# Task statement
Leave out the pictures and transcribe everything else exactly.

# Dataset excerpt
○ ○ ○ ○ ○ ○ ○

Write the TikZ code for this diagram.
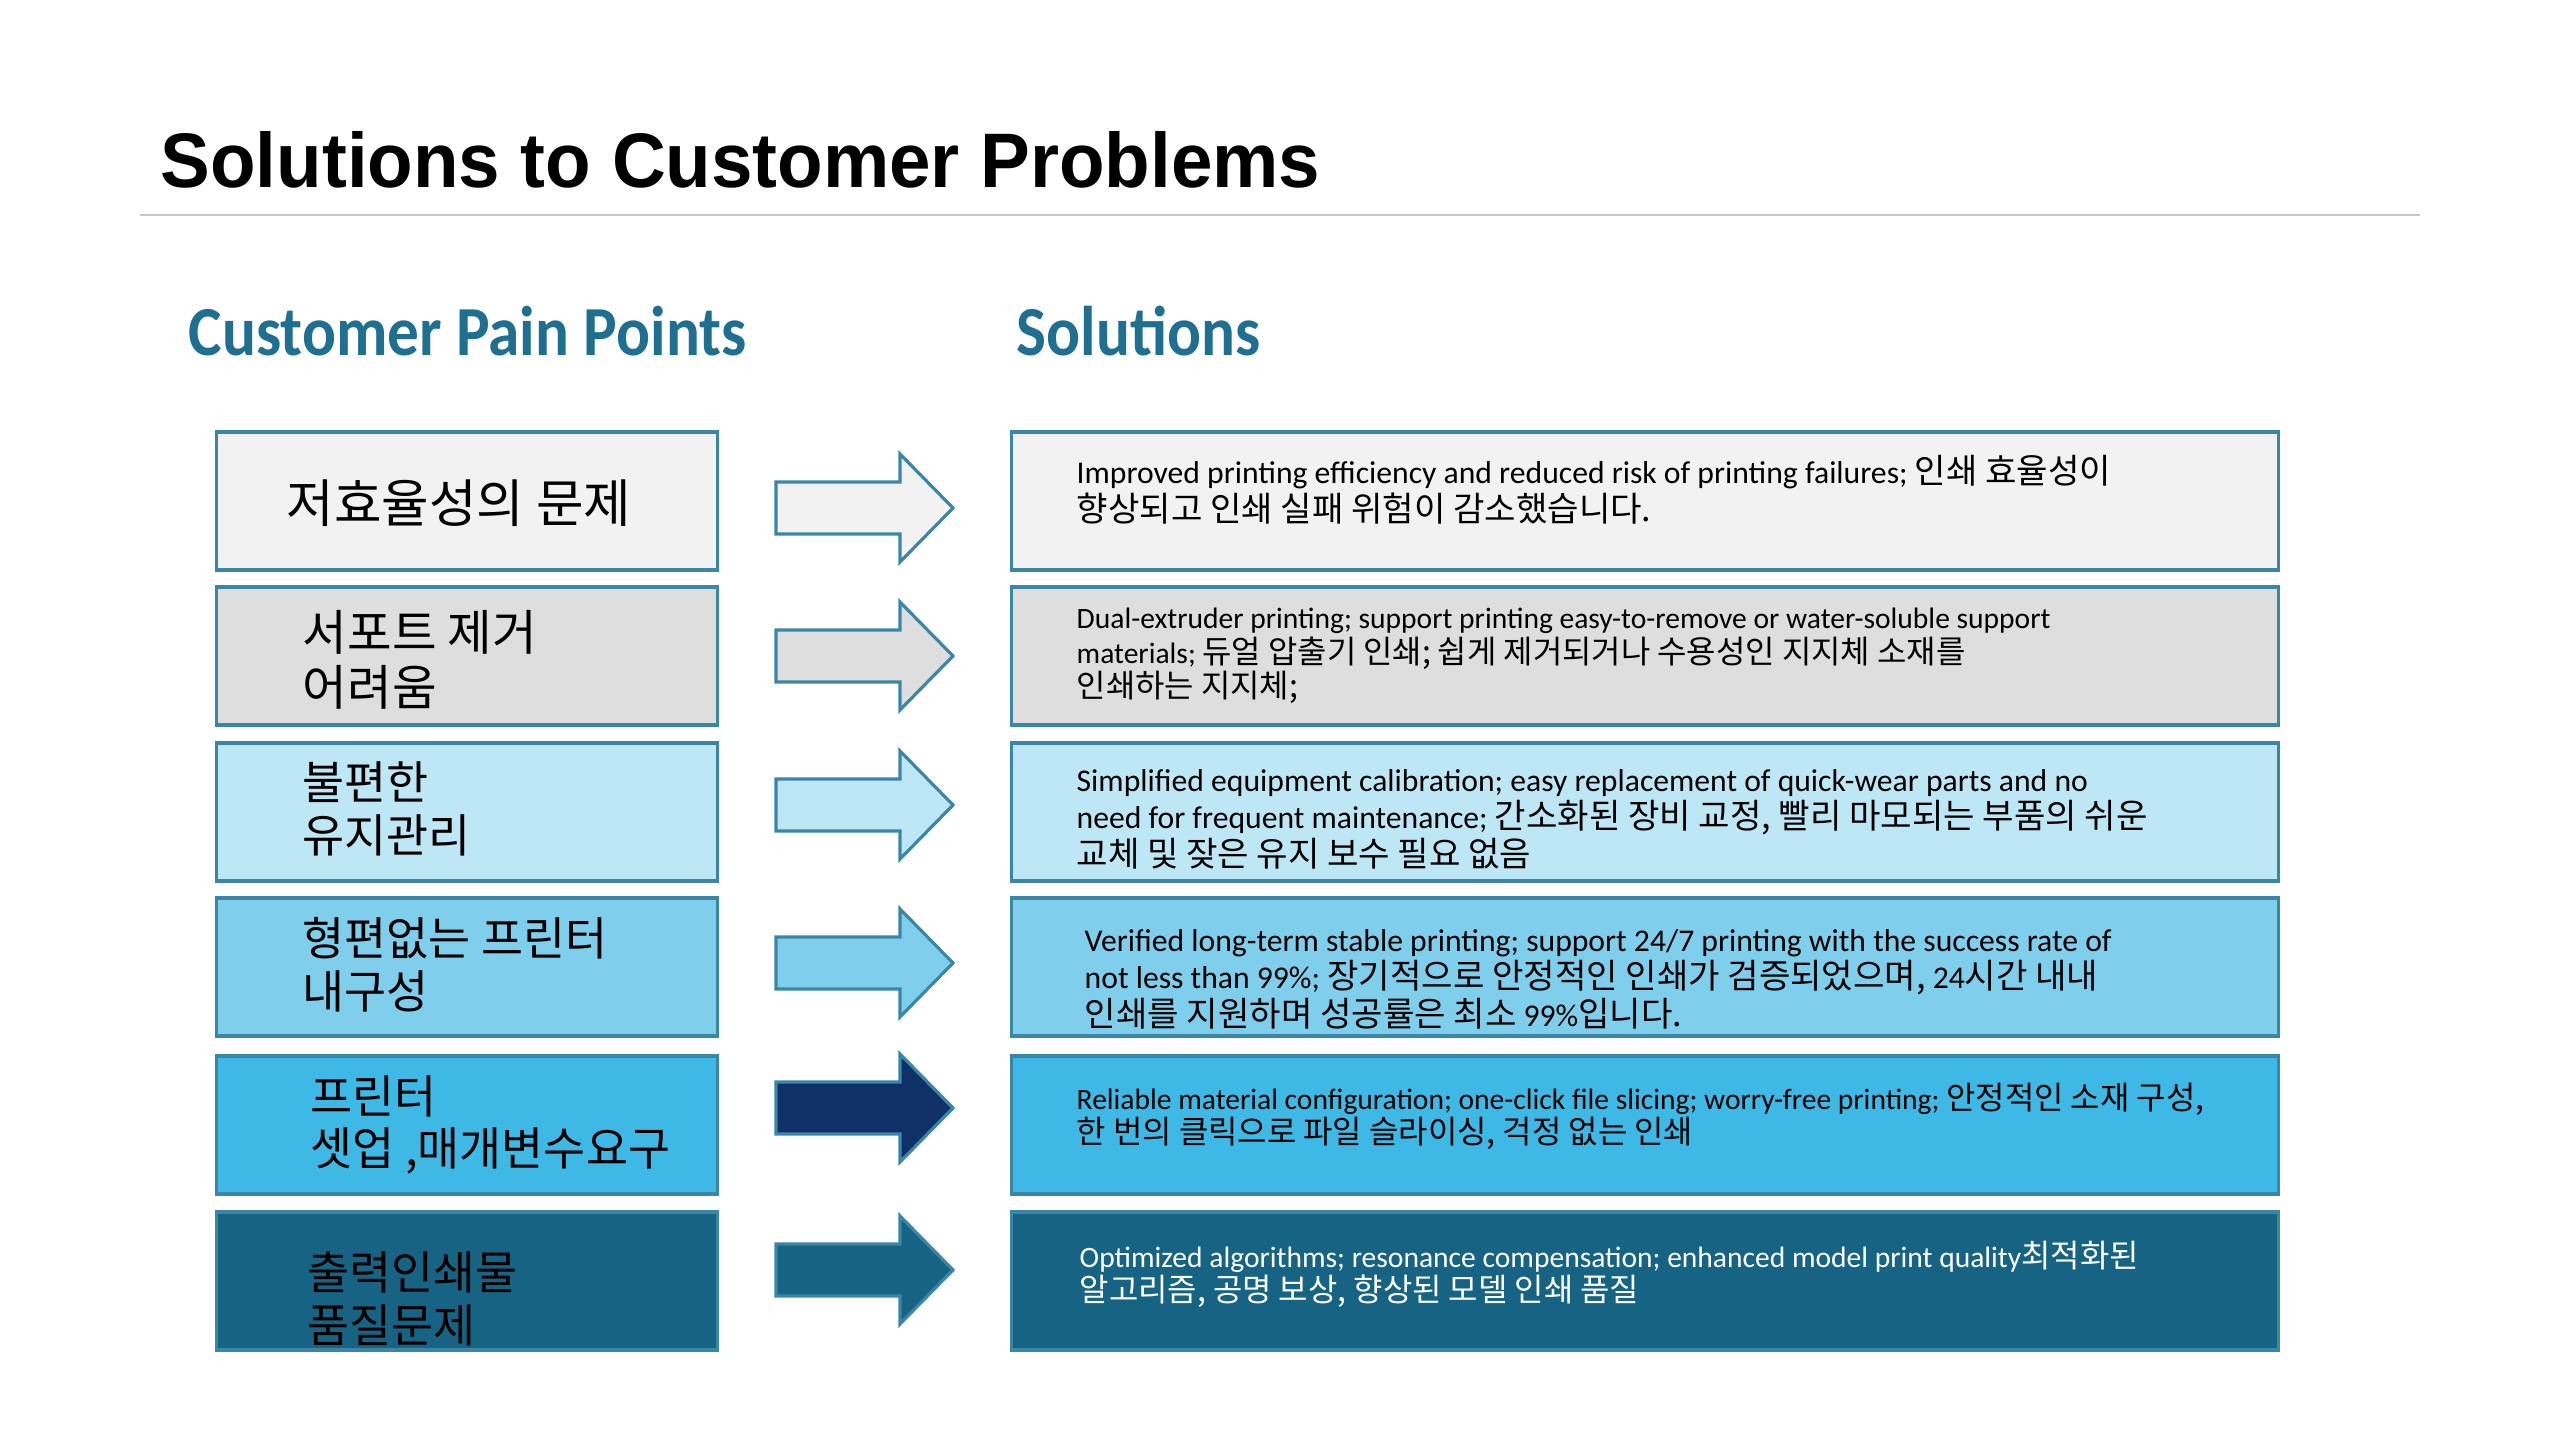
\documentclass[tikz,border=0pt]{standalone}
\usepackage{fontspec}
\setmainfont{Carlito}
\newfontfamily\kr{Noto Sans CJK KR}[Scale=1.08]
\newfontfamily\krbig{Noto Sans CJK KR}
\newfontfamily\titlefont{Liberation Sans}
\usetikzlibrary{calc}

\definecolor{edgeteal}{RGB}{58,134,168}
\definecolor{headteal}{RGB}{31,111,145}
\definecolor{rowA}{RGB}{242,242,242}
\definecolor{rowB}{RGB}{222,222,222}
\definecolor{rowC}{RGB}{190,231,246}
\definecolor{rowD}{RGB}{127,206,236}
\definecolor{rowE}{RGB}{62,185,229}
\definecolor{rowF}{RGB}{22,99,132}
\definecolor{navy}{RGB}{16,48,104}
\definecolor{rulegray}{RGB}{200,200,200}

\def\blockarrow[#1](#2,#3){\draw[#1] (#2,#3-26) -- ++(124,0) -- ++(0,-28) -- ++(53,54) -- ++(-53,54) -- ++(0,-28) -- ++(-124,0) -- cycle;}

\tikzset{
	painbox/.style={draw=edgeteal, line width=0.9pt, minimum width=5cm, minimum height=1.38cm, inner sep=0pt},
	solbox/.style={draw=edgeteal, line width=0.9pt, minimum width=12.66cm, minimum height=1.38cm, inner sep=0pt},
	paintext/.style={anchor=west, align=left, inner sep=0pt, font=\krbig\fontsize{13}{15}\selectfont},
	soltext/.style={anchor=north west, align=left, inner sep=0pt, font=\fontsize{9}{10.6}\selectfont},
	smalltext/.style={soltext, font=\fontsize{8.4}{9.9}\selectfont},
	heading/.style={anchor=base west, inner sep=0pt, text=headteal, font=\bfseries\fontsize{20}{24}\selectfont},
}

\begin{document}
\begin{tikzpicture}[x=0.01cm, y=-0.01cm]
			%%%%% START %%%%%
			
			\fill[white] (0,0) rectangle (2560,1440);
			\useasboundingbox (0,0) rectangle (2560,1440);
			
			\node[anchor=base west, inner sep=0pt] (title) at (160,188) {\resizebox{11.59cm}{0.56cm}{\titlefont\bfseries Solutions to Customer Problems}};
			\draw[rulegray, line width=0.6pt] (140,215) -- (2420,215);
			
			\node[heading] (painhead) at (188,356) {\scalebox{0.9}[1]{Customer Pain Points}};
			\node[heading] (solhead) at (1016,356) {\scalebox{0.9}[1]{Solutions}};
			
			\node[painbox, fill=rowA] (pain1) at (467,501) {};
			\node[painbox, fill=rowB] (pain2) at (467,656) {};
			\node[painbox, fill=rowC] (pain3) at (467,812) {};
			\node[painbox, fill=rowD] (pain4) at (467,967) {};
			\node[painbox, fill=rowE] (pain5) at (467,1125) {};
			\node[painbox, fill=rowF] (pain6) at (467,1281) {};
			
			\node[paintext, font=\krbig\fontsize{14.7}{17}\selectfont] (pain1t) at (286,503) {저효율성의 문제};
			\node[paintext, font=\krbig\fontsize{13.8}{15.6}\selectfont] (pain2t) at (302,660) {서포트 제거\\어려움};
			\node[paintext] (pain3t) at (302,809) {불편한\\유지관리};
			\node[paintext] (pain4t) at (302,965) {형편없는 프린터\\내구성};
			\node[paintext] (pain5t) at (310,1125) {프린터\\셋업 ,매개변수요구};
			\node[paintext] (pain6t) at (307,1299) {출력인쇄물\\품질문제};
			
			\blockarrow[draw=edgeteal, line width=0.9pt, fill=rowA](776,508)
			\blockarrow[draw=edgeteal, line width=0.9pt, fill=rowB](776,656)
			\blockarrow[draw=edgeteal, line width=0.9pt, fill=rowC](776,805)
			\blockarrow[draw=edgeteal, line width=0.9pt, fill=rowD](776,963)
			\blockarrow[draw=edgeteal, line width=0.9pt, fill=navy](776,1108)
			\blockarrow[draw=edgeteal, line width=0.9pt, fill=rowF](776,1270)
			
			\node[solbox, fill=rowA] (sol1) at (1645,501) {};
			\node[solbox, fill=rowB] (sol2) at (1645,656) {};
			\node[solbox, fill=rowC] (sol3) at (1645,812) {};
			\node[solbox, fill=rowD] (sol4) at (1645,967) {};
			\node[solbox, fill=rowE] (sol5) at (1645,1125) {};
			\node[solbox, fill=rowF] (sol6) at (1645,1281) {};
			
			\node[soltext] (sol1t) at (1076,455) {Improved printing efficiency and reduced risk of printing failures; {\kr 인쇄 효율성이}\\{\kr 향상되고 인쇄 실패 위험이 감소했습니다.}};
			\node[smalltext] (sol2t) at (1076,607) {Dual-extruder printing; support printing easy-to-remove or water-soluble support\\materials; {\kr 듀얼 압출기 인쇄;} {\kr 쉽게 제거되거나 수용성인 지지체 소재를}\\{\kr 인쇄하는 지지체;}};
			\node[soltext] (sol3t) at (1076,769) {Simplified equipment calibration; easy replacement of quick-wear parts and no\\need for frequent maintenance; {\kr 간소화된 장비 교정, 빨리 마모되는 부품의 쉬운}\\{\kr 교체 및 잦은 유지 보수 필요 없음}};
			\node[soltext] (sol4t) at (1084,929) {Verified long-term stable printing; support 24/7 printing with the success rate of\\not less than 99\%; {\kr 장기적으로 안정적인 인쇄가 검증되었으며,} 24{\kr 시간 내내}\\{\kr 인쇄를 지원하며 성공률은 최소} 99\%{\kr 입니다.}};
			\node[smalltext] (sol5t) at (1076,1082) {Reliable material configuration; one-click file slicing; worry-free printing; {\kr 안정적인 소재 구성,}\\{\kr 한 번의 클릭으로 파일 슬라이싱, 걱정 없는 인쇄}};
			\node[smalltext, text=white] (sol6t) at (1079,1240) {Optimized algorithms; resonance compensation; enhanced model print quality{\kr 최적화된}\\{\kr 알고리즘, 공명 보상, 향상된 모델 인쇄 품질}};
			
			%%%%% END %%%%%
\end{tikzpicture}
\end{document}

○ ○ ○ ○ ○ ○ ○

# Complete response
Write the TikZ code for this diagram.
\documentclass[tikz,border=0pt]{standalone}
\usepackage{fontspec}
\setmainfont{Carlito}
\newfontfamily\kr{Noto Sans CJK KR}[Scale=1.08]
\newfontfamily\krbig{Noto Sans CJK KR}
\newfontfamily\titlefont{Liberation Sans}
\usetikzlibrary{calc}

\definecolor{edgeteal}{RGB}{58,134,168}
\definecolor{headteal}{RGB}{31,111,145}
\definecolor{rowA}{RGB}{242,242,242}
\definecolor{rowB}{RGB}{222,222,222}
\definecolor{rowC}{RGB}{190,231,246}
\definecolor{rowD}{RGB}{127,206,236}
\definecolor{rowE}{RGB}{62,185,229}
\definecolor{rowF}{RGB}{22,99,132}
\definecolor{navy}{RGB}{16,48,104}
\definecolor{rulegray}{RGB}{200,200,200}

\def\blockarrow[#1](#2,#3){\draw[#1] (#2,#3-26) -- ++(124,0) -- ++(0,-28) -- ++(53,54) -- ++(-53,54) -- ++(0,-28) -- ++(-124,0) -- cycle;}

\tikzset{
	painbox/.style={draw=edgeteal, line width=0.9pt, minimum width=5cm, minimum height=1.38cm, inner sep=0pt},
	solbox/.style={draw=edgeteal, line width=0.9pt, minimum width=12.66cm, minimum height=1.38cm, inner sep=0pt},
	paintext/.style={anchor=west, align=left, inner sep=0pt, font=\krbig\fontsize{13}{15}\selectfont},
	soltext/.style={anchor=north west, align=left, inner sep=0pt, font=\fontsize{9}{10.6}\selectfont},
	smalltext/.style={soltext, font=\fontsize{8.4}{9.9}\selectfont},
	heading/.style={anchor=base west, inner sep=0pt, text=headteal, font=\bfseries\fontsize{20}{24}\selectfont},
}

\begin{document}
\begin{tikzpicture}[x=0.01cm, y=-0.01cm]
			%%%%% START %%%%%
			
			\fill[white] (0,0) rectangle (2560,1440);
			\useasboundingbox (0,0) rectangle (2560,1440);
			
			\node[anchor=base west, inner sep=0pt] (title) at (160,188) {\resizebox{11.59cm}{0.56cm}{\titlefont\bfseries Solutions to Customer Problems}};
			\draw[rulegray, line width=0.6pt] (140,215) -- (2420,215);
			
			\node[heading] (painhead) at (188,356) {\scalebox{0.9}[1]{Customer Pain Points}};
			\node[heading] (solhead) at (1016,356) {\scalebox{0.9}[1]{Solutions}};
			
			\node[painbox, fill=rowA] (pain1) at (467,501) {};
			\node[painbox, fill=rowB] (pain2) at (467,656) {};
			\node[painbox, fill=rowC] (pain3) at (467,812) {};
			\node[painbox, fill=rowD] (pain4) at (467,967) {};
			\node[painbox, fill=rowE] (pain5) at (467,1125) {};
			\node[painbox, fill=rowF] (pain6) at (467,1281) {};
			
			\node[paintext, font=\krbig\fontsize{14.7}{17}\selectfont] (pain1t) at (286,503) {저효율성의 문제};
			\node[paintext, font=\krbig\fontsize{13.8}{15.6}\selectfont] (pain2t) at (302,660) {서포트 제거\\어려움};
			\node[paintext] (pain3t) at (302,809) {불편한\\유지관리};
			\node[paintext] (pain4t) at (302,965) {형편없는 프린터\\내구성};
			\node[paintext] (pain5t) at (310,1125) {프린터\\셋업 ,매개변수요구};
			\node[paintext] (pain6t) at (307,1299) {출력인쇄물\\품질문제};
			
			\blockarrow[draw=edgeteal, line width=0.9pt, fill=rowA](776,508)
			\blockarrow[draw=edgeteal, line width=0.9pt, fill=rowB](776,656)
			\blockarrow[draw=edgeteal, line width=0.9pt, fill=rowC](776,805)
			\blockarrow[draw=edgeteal, line width=0.9pt, fill=rowD](776,963)
			\blockarrow[draw=edgeteal, line width=0.9pt, fill=navy](776,1108)
			\blockarrow[draw=edgeteal, line width=0.9pt, fill=rowF](776,1270)
			
			\node[solbox, fill=rowA] (sol1) at (1645,501) {};
			\node[solbox, fill=rowB] (sol2) at (1645,656) {};
			\node[solbox, fill=rowC] (sol3) at (1645,812) {};
			\node[solbox, fill=rowD] (sol4) at (1645,967) {};
			\node[solbox, fill=rowE] (sol5) at (1645,1125) {};
			\node[solbox, fill=rowF] (sol6) at (1645,1281) {};
			
			\node[soltext] (sol1t) at (1076,455) {Improved printing efficiency and reduced risk of printing failures; {\kr 인쇄 효율성이}\\{\kr 향상되고 인쇄 실패 위험이 감소했습니다.}};
			\node[smalltext] (sol2t) at (1076,607) {Dual-extruder printing; support printing easy-to-remove or water-soluble support\\materials; {\kr 듀얼 압출기 인쇄;} {\kr 쉽게 제거되거나 수용성인 지지체 소재를}\\{\kr 인쇄하는 지지체;}};
			\node[soltext] (sol3t) at (1076,769) {Simplified equipment calibration; easy replacement of quick-wear parts and no\\need for frequent maintenance; {\kr 간소화된 장비 교정, 빨리 마모되는 부품의 쉬운}\\{\kr 교체 및 잦은 유지 보수 필요 없음}};
			\node[soltext] (sol4t) at (1084,929) {Verified long-term stable printing; support 24/7 printing with the success rate of\\not less than 99\%; {\kr 장기적으로 안정적인 인쇄가 검증되었으며,} 24{\kr 시간 내내}\\{\kr 인쇄를 지원하며 성공률은 최소} 99\%{\kr 입니다.}};
			\node[smalltext] (sol5t) at (1076,1082) {Reliable material configuration; one-click file slicing; worry-free printing; {\kr 안정적인 소재 구성,}\\{\kr 한 번의 클릭으로 파일 슬라이싱, 걱정 없는 인쇄}};
			\node[smalltext, text=white] (sol6t) at (1079,1240) {Optimized algorithms; resonance compensation; enhanced model print quality{\kr 최적화된}\\{\kr 알고리즘, 공명 보상, 향상된 모델 인쇄 품질}};
			
			%%%%% END %%%%%
\end{tikzpicture}
\end{document}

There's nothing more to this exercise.